((

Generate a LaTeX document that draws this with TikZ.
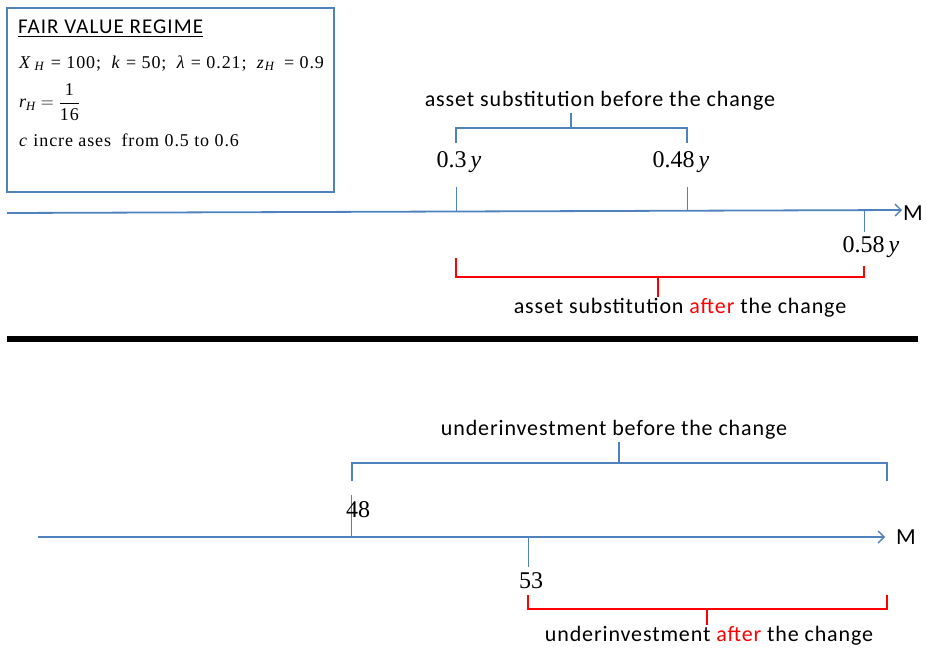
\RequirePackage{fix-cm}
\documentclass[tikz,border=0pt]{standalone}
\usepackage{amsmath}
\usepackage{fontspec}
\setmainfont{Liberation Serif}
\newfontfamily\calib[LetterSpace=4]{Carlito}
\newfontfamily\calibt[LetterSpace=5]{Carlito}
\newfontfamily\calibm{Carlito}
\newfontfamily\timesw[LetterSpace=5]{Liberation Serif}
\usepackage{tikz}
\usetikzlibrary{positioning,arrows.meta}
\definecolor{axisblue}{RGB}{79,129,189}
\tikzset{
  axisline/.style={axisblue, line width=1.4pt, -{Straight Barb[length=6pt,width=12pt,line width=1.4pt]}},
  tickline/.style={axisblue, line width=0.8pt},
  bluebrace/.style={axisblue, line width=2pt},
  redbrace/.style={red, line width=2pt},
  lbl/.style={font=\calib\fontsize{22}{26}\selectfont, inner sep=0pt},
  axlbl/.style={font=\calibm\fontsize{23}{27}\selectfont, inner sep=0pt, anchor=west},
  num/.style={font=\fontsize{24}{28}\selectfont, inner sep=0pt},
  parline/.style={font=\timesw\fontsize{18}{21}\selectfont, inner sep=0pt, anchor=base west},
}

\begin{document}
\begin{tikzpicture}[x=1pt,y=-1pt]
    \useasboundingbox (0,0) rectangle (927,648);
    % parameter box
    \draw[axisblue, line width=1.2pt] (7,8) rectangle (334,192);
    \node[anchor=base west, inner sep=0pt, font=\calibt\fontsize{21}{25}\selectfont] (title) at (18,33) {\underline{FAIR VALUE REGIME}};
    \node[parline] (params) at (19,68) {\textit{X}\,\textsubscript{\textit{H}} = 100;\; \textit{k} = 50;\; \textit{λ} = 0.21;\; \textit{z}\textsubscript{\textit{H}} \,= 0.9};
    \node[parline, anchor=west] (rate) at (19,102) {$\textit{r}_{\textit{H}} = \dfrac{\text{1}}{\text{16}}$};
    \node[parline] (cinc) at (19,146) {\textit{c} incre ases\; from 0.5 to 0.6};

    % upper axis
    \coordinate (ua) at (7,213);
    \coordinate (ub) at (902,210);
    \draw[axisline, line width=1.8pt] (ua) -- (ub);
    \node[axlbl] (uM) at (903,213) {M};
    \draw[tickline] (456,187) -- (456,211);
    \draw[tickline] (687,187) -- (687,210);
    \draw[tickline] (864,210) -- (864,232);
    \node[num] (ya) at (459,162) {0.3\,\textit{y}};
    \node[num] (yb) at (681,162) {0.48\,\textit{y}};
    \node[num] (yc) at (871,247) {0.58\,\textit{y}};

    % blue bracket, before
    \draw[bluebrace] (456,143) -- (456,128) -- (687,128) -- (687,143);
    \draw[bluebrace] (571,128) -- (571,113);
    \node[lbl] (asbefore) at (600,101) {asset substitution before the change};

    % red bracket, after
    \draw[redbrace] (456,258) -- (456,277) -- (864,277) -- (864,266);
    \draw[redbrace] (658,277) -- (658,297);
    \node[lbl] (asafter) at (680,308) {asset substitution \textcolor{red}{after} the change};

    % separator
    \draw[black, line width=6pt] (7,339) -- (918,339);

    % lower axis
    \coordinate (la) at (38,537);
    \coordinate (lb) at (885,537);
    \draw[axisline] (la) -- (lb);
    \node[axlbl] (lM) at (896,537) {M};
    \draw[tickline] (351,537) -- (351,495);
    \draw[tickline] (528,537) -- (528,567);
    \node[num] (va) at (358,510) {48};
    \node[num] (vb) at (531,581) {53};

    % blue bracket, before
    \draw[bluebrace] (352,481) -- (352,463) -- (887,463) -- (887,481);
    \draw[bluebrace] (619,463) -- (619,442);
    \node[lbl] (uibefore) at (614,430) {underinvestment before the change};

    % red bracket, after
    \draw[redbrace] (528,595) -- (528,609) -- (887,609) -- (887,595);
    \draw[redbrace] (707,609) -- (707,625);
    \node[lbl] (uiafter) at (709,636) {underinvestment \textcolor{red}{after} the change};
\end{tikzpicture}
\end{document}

))

* Directions:
Write out again every line above exactly as given; the pictures do not belong in the copy.

* Finished exercise:
Generate a LaTeX document that draws this with TikZ.
\RequirePackage{fix-cm}
\documentclass[tikz,border=0pt]{standalone}
\usepackage{amsmath}
\usepackage{fontspec}
\setmainfont{Liberation Serif}
\newfontfamily\calib[LetterSpace=4]{Carlito}
\newfontfamily\calibt[LetterSpace=5]{Carlito}
\newfontfamily\calibm{Carlito}
\newfontfamily\timesw[LetterSpace=5]{Liberation Serif}
\usepackage{tikz}
\usetikzlibrary{positioning,arrows.meta}
\definecolor{axisblue}{RGB}{79,129,189}
\tikzset{
  axisline/.style={axisblue, line width=1.4pt, -{Straight Barb[length=6pt,width=12pt,line width=1.4pt]}},
  tickline/.style={axisblue, line width=0.8pt},
  bluebrace/.style={axisblue, line width=2pt},
  redbrace/.style={red, line width=2pt},
  lbl/.style={font=\calib\fontsize{22}{26}\selectfont, inner sep=0pt},
  axlbl/.style={font=\calibm\fontsize{23}{27}\selectfont, inner sep=0pt, anchor=west},
  num/.style={font=\fontsize{24}{28}\selectfont, inner sep=0pt},
  parline/.style={font=\timesw\fontsize{18}{21}\selectfont, inner sep=0pt, anchor=base west},
}

\begin{document}
\begin{tikzpicture}[x=1pt,y=-1pt]
    \useasboundingbox (0,0) rectangle (927,648);
    % parameter box
    \draw[axisblue, line width=1.2pt] (7,8) rectangle (334,192);
    \node[anchor=base west, inner sep=0pt, font=\calibt\fontsize{21}{25}\selectfont] (title) at (18,33) {\underline{FAIR VALUE REGIME}};
    \node[parline] (params) at (19,68) {\textit{X}\,\textsubscript{\textit{H}} = 100;\; \textit{k} = 50;\; \textit{λ} = 0.21;\; \textit{z}\textsubscript{\textit{H}} \,= 0.9};
    \node[parline, anchor=west] (rate) at (19,102) {$\textit{r}_{\textit{H}} = \dfrac{\text{1}}{\text{16}}$};
    \node[parline] (cinc) at (19,146) {\textit{c} incre ases\; from 0.5 to 0.6};

    % upper axis
    \coordinate (ua) at (7,213);
    \coordinate (ub) at (902,210);
    \draw[axisline, line width=1.8pt] (ua) -- (ub);
    \node[axlbl] (uM) at (903,213) {M};
    \draw[tickline] (456,187) -- (456,211);
    \draw[tickline] (687,187) -- (687,210);
    \draw[tickline] (864,210) -- (864,232);
    \node[num] (ya) at (459,162) {0.3\,\textit{y}};
    \node[num] (yb) at (681,162) {0.48\,\textit{y}};
    \node[num] (yc) at (871,247) {0.58\,\textit{y}};

    % blue bracket, before
    \draw[bluebrace] (456,143) -- (456,128) -- (687,128) -- (687,143);
    \draw[bluebrace] (571,128) -- (571,113);
    \node[lbl] (asbefore) at (600,101) {asset substitution before the change};

    % red bracket, after
    \draw[redbrace] (456,258) -- (456,277) -- (864,277) -- (864,266);
    \draw[redbrace] (658,277) -- (658,297);
    \node[lbl] (asafter) at (680,308) {asset substitution \textcolor{red}{after} the change};

    % separator
    \draw[black, line width=6pt] (7,339) -- (918,339);

    % lower axis
    \coordinate (la) at (38,537);
    \coordinate (lb) at (885,537);
    \draw[axisline] (la) -- (lb);
    \node[axlbl] (lM) at (896,537) {M};
    \draw[tickline] (351,537) -- (351,495);
    \draw[tickline] (528,537) -- (528,567);
    \node[num] (va) at (358,510) {48};
    \node[num] (vb) at (531,581) {53};

    % blue bracket, before
    \draw[bluebrace] (352,481) -- (352,463) -- (887,463) -- (887,481);
    \draw[bluebrace] (619,463) -- (619,442);
    \node[lbl] (uibefore) at (614,430) {underinvestment before the change};

    % red bracket, after
    \draw[redbrace] (528,595) -- (528,609) -- (887,609) -- (887,595);
    \draw[redbrace] (707,609) -- (707,625);
    \node[lbl] (uiafter) at (709,636) {underinvestment \textcolor{red}{after} the change};
\end{tikzpicture}
\end{document}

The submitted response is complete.